Ainda que Lucio Flavio tenha comandado a equipe em mais três oportunidades com boas chances de reverter o quadro, a cada dia que passava o Botafogo se via mais distante de voltar a encantar. Se não bastasse a dura derrota para o Palmeiras, logo depois a equipe perdeu clássico para o Vasco e levou mais uma virada histórica, desta vez para o Grêmio. O time não respondeu e, o que era inimaginável ao fim da primeira metade, acabou acontecendo.
O cansaço físico e mental era aparente em um grupo que recebeu muito apoio, mas perdeu as forças quando a briga pelo título apertou. Na 34ª rodada, após empate com o Bragantino, o Glorioso caiu para a segunda colocação e passou o bastão para o Palmeiras.
Para tentar salvar o ano e eliminar as dúvidas sobre o título, Tiago Nunes foi contratado como técnico para assumir em um jogo atrasado contra o Fortaleza que, em caso de vitória, devolveria a ponta ao Botafogo. O novo comandante, no entanto, tentou implementar uma nova disposição tática dentro de campo para dar oxigênio na briga pelo tricampeonato. Nada feito.
Nas últimas rodadas, o Botafogo foi a campo com uma estrutura completamente diferente daquela que levou a equipe até as primeiras posições. Uma cartada de Tiago Nunes, com algo diferente do restante do ano, para mostrar seu trabalho. A grave crise, escancarada apenas no fim, levantou pontos importantes do vividos até a metade do segundo turno.

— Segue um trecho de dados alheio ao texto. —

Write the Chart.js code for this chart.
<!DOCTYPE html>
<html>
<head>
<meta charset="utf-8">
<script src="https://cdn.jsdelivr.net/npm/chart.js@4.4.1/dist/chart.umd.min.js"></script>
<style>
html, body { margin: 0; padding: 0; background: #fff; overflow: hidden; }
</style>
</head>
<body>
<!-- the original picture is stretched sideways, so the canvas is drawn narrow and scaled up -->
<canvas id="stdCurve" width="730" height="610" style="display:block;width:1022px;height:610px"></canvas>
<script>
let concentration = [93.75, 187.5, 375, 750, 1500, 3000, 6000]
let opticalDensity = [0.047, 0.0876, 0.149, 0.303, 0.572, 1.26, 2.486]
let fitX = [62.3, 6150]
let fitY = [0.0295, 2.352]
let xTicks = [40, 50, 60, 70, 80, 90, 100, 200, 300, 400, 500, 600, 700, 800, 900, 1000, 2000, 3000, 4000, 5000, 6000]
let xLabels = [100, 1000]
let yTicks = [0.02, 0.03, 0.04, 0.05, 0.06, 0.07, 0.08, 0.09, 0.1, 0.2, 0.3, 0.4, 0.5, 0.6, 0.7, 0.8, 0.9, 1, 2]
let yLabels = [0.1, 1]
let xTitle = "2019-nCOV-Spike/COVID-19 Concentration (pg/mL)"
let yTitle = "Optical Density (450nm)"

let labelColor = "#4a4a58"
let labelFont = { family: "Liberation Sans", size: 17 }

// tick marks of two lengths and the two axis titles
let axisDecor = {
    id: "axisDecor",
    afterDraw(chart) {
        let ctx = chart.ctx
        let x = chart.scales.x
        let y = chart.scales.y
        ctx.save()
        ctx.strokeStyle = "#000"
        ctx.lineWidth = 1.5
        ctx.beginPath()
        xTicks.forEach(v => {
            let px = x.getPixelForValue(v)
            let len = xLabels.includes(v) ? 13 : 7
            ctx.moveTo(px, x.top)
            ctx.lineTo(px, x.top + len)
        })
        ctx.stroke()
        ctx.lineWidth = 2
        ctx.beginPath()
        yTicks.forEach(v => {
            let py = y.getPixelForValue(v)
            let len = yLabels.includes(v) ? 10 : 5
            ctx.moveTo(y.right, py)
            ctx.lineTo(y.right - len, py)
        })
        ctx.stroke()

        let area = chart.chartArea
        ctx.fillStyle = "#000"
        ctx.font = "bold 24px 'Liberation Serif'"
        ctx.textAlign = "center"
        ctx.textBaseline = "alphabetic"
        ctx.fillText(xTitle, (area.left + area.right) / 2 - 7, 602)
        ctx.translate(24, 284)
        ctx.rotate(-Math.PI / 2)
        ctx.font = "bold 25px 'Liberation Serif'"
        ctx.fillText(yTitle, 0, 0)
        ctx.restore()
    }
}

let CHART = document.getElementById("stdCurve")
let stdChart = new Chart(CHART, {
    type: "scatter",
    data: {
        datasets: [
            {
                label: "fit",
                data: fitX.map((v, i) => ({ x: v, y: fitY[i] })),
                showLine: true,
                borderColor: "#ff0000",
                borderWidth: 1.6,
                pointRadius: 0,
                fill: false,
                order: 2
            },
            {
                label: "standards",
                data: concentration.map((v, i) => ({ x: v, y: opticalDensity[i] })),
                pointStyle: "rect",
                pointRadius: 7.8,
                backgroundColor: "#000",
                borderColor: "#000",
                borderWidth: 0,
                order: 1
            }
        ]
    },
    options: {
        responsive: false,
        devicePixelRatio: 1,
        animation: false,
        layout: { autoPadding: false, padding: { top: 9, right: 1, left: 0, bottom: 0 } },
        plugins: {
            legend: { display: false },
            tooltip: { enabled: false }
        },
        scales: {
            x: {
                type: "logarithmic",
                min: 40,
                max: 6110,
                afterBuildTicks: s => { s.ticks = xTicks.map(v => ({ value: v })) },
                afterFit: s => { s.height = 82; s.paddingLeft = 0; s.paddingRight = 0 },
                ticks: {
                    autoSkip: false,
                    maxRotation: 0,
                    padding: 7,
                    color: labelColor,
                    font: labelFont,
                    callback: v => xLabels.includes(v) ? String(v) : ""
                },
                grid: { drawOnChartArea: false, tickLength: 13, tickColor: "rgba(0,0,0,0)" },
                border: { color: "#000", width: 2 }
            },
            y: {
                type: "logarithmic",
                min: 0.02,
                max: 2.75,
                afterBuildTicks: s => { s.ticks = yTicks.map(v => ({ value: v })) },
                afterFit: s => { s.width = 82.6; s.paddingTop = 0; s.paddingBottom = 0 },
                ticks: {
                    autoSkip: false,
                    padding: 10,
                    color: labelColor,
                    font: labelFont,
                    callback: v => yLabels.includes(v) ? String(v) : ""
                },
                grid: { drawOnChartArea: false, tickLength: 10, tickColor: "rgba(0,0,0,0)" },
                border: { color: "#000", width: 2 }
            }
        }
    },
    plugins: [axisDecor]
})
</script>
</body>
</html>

Os jogos seguintes com a intenção de ao menos manter a briga pela taça mostraram como o Botafogo não superou os problemas que ocasionaram a derrocada. Resultados contra Santos e Coritiba, com empates cedidos nos últimos lances, foram apenas reflexos de um elenco abalado e pouco inspirado. Heróis do início de 2023 se transformaram em vilões em um ano que não sairá da memória alvinegra.